Most significant development in 2015 We are tapping into the growing appetite amongst international travellers for great culinary tourism experiences. We want to raise the profile of our country’s high-quality food and wine offerings and encourage more international visitors to come and sample these for themselves.

By Paige Lee Pei Qi

Mahesh Sharma, minister of state for tourism, culture and civil aviation
Biggest challenge in 2014 The most challenging issue was to shed the country’s ‘unsafe’ image for female travellers and to restore confidence among foreign tourists, following a series of reported sexual assaults involving foreign female travellers that dented the image of India as a safe destination.

We will soon offer tourists the option of travelling by chip-enabled taxis from the airports, which would allow vehicle tracking and bio-data of the drivers.

Most significant development in 2015 India is liberalising its stringent visa regime by implementing the Electronic Travel Authorisation in phases. The first phase, comprising 30 countries including the US, Brazil, Japan, South Korea and Argentina, will be implemented by end-2014, and 2015 will see more countries added to the list.
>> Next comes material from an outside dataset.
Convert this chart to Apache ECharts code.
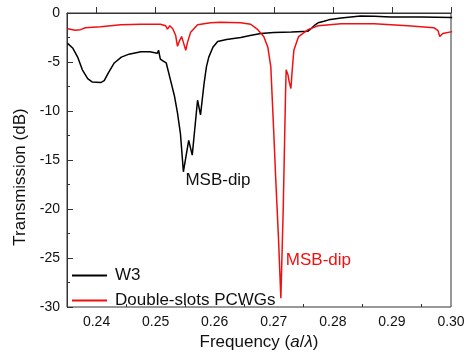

The Indian government is looking to extend the facility to 180 countries in the next two years.

By Rohit Kaul

Vipula Wanigasekera, general manager, Sri Lanka Convention Bureau
Biggest challenge in 2014 We are concerned about the impact of mass tourism. Striking a balance between development and sustainable tourism, getting the required investment for the sector, and promoting the country among primary and secondary markets were the most challenging tasks.

Significant developments in 2015 The speedy construction and upcoming completion of new mega hotels like Shangri-La, Sheraton, Movenpick and Marriott is eagerly awaited by the authorities to prepare for the flow of 2.5 million tourist arrivals by 2016.

Sri Lanka will market the country aggressively to boost arrivals from China and other emerging markets. New expressways would also increase accessibility to more locations.